Wednesday, April 11, 2007

wedding bells and wedding dreams

i was supposed to render an hour of pre-shift overtime today but i was too lazy again to get up from my bed. so the 1 hour OT decreased to 30 minutes OT.

my life has been boring again these past few weeks. from work, i go home. i, then, either watch a movie with a dvd i bought from guadalupe, or read a mushy tagalog novel. sounds like a routine of a spinster huh? maybe that's the road that i'm involuntarily taking. being a spinster. and that could be a very surprising route in the eyes of my friends and people who know me. my college friends even expected me to be the first one who will get married in our circle. shockingly, two of my friends got married (of course, before I do). one of them even said that she won't get married and she would just have herself impregnated. but that was, of course, when we were a lot younger.

perhaps, i am still young. hehehe... i would want to enjoy movies, 'baduy' novels and being alone. maybe it's more fun to be bored alone that to be bored with someone.

Monday, April 9, 2007

of marriage and desperation

it's already easter sunday but i haven't been to the church since... i don't remember. i know i should but i haven't felt religious the past few months. i know, it isn't supposed to be just a 'feeling'. it's supposed to be your duty to thank the person up there. there shouldn't be an excuse. i don't have one. so, let's not talk about it.
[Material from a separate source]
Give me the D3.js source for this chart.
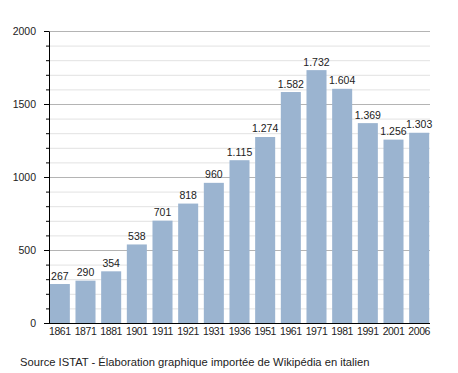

peejee, one of the few friends i have, had already said her marriage vows in front of a judge recently. lizzie, another friend, went to the states last year and got married there. good for them. in a woman's life, we are already at the marrying age anyway.
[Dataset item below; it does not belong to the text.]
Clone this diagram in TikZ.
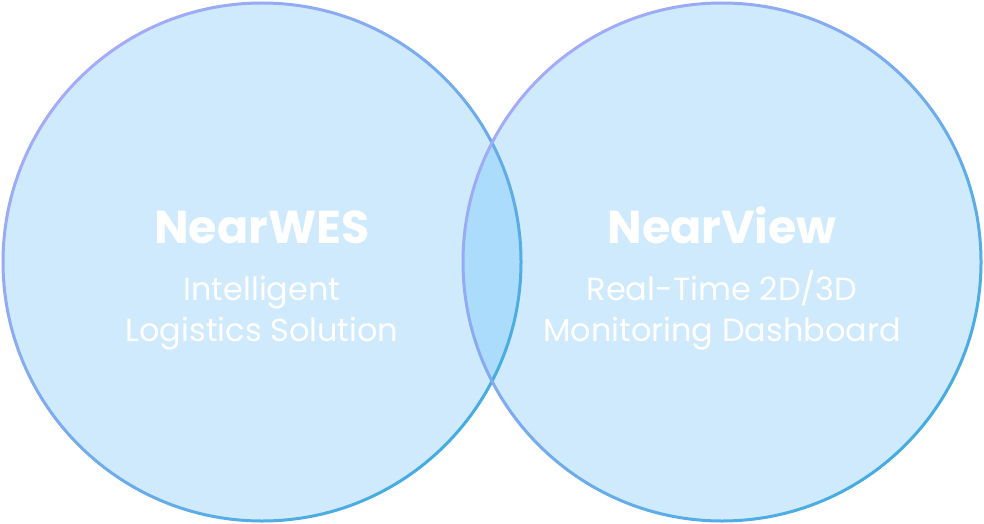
\documentclass[tikz,border=0pt]{standalone}
\usepackage{fontspec}
\setmainfont{Poppins}
\usetikzlibrary{shadings}
\definecolor{fillblue}{HTML}{CFEAFC}
\definecolor{lensblue}{HTML}{ACDCFC}
\definecolor{rimpurple}{HTML}{A4ABF8}
\definecolor{rimblue}{HTML}{45ACE2}
\tikzset{
  rim/.style={shading=axis, left color=rimpurple, right color=rimblue, even odd rule},
  titletext/.style={text=white, font=\fontsize{46}{52}\selectfont\bfseries, anchor=base},
  subtext/.style={text=white, font=\fontsize{32}{41}\selectfont, anchor=base, align=center},
}
\begin{document}
\begin{tikzpicture}[x=1pt,y=-1pt]
\useasboundingbox (0,0) rectangle (984,524);
\coordinate (cl) at (262,262);
\coordinate (cr) at (722,262);
\fill[fillblue] (cl) circle (259);
\fill[fillblue] (cr) circle (259);
\begin{scope}
  \clip (cl) circle (259);
  \fill[lensblue] (cr) circle (259);
\end{scope}
\shade[rim, shading angle=45] (cl) circle (260.5) (cl) circle (257.5);
\shade[rim, shading angle=45] (cr) circle (260.5) (cr) circle (257.5);
\node[titletext] (t1) at (262,243) {NearWES};
\node[titletext] (t2) at (722,243) {NearView};
\node[subtext] (s1) at (262,300) {Intelligent};
\node[subtext] (s1b) at (262,341) {Logistics Solution};
\node[subtext] (s2) at (722,300) {Real-Time 2D/3D};
\node[subtext] (s2b) at (722,341) {Monitoring Dashboard};
\end{tikzpicture}
\end{document}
however, when i think about marriage in my life, it's somewhat like an unreachable dream. it's not like an alien situation or a strange event for me since my mom is a wedding coordinator. i've been to a lot of weddings, i've tried a lot of bridal gowns, i've read a lot of vows, and i've eaten wedding cakes of different flavors. it's just that 'marriage' is something that's so near yet so far in my life. so near because it has always been a part of my life. so far because it's never me at the altar. perhaps, the husband-to-be is still missing. hahaha!

you might smell desperation. maybe i am? or maybe it's just a tinge of wonder that people normally have. but then again, maybe i'm just envious

Wednesday, February 21, 2007

confessions

1. although i get hyperacidity everytime i drink coffee, i still consume coffee because of conversations.

2. my friends started calling me 'amor' because of the term 'amorous' in our humanities II class. 'amorous' describes me, they said.

3. my mobile phone has been with me for more that 3 years and i haven't paid for it since it was free through globe.

4. whenever i see a couple who are very sweet to each other, my mind would automatically imagine them having sex. and then i laugh privately at the thought.

5. i've never had a real suitor, ever.

6. i've never received flowers or chocolates or anything during valentine's day.

7. i'm allergic to dogs. whenever a dog is near to me for a time, i'd get itches all over my body.

8. i put gravy over my rice whenever i eat in KFC and my favorite food in kfc is their mushroom soup.

9. i still play online games like tantra.

10. i've fallen in love a few times with persons i haven't yet seen.

11. i get dumbfounded when a person would ask, "what kind of music do you listen to?" i have this general idea that all people are music lovers. they just differ with the kind of music they like. but i don't usually listen to music, and i find that weird.

12. my favorite color is red.

13. i had my first and second crushes when i was in kinder and i still remember their names. one was my childhood sweetheart, joel james bacayo. the other one was norimark contreras.

14. i write when i'm naked.

15. and i can't write if i'm not emotional.

16. i cry when i'm physically tired.

17. i am manic-depressive (as you already know based on your readings).

Monday, January 15, 2007

MY KNIGHTS IN SHINING ARMOUR

when i was a little girl (i'm still little but not a girl anymore), i have always dreamed of that knight in shining armour. someone who would sweep me off my feet and take all my worries. now that i'm a bit mature, i've realized that it's hard to hope for that romance. it's disappointing and frustrating.

however, maybe things come when you least expect them. i am in manila, broke and hopeless. but 3 people helped me and encouraged me to still stand up and fight. let's call them Pocholo, Singkit and Doc.

Pochollo picked me up last night from taft avenue corner buendia. i was supposed to go to malate and meet him up. my plan was to go to taft ave corner edsa and ride a jeep there going to malate. but wow, there was a swarm of people (i think they were people going home to the province since it was a saturday night and people who watched the pyro-lympics in sm mall of asia). vehicles could not move because of the traffic jam and i could not take a taxi nor a jeep. so i walked until i reached buendia. still, there were a lot of people and no chance of getting a taxi. it was already 1 a.m. i wanted to cry and just go home (of course, by walking). then he told me to wait and he will pick me up. and in no time, there he was, in his walking shorts, white t-shirt, sneakers and comforting smile. Pochollo was a gentleman the whole time, staying at the danger side, opening doors for me, and asking if i'm okay.

Singkit is a normal guy trying to be very good guy. he tried to protect me from himself. hahaha! i don't know if that makes sense.

now, Doc, even if he's very busy, tries so much to spend time with me. he offered options and his help even if he has a lot of problems, himself.

i've never met a knight in shining armour before. the cynical me would have said that there's no such thing or person. i had been so sure before that no guy could ever be like that. but i am so glad that i'm wrong.